Ducks raised on rice paddy to control Golden Kuhol and other pest
This is the finding of Ethel Niña Catahan in her masteral thesis in biology at the University of Santo Tomas. Catahan tested two types of rice hull ash, One is partly carbonized (black ash) and the other oven-burned (white ash). Both were applied independently in very small amount as either mixed with the beans or as protectant placed at the mouth of the container. In both preparations and methods, mungbeans – and other beans and cereals, for that matter – can be stored for as long as six months without being destroyed by this Coleopterous insect.

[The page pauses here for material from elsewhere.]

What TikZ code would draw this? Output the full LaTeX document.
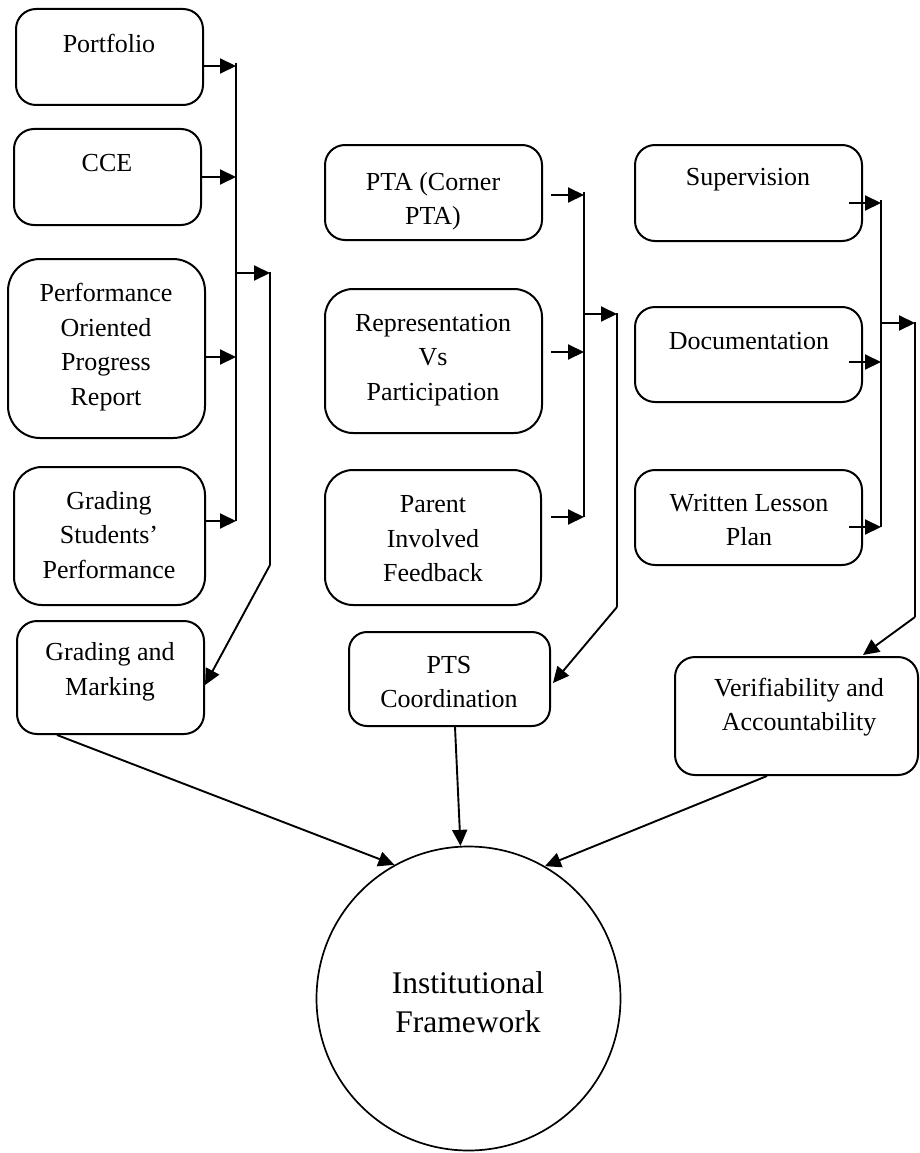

The bean weevil is a cosmopolitan insect whose grub lives inside the bean, eating the whole content and leaving only the seed cover at the end of its life cycle. When it is about to emerge the female lays eggs for the next generation. Whole stocks of beans may be rendered unfit not only for human consumption, but for animal feeds as well. It is because the insect leaves a characteristic odor that comes from the insect’s droppings and due to fungal growth that accompanies infestation.
Rice is substitute, and a better one, to wheat flour.
Of all alternative flour products to substitute wheat flour, it is rice flour that is acclaimed to be the best for the following reasons:
· Rice has many indigenous uses from suman to bihon (local noodle), aside from its being a staple food of Filipinos and most Asians.
· In making leavened products, rice can be compared with wheat, with today’s leavening agents and techniques.
· Rice is more digestible than wheat. Gluten in wheat is hard to digest and can cause a degenerative disease which is common to Americans and Europeans.
· Rice is affordable and available everywhere, principally on the farm and in households.
Other alternative flour substitutes are those from native crops which are made into various preparations - corn starch (maja), ube (halaya), gabi (binagol), and tugui’ (ginatan), cassava (cassava cake and sago).
Lastly, the local rice industry is the mainstay of our agriculture. Patronizing it is the greatest incentive to production and it saves the country of precious dollar that would otherwise be spent on imported wheat.
Let’s aim at unifying agriculture and ecology into agro-ecology. This is what practical farming is all about.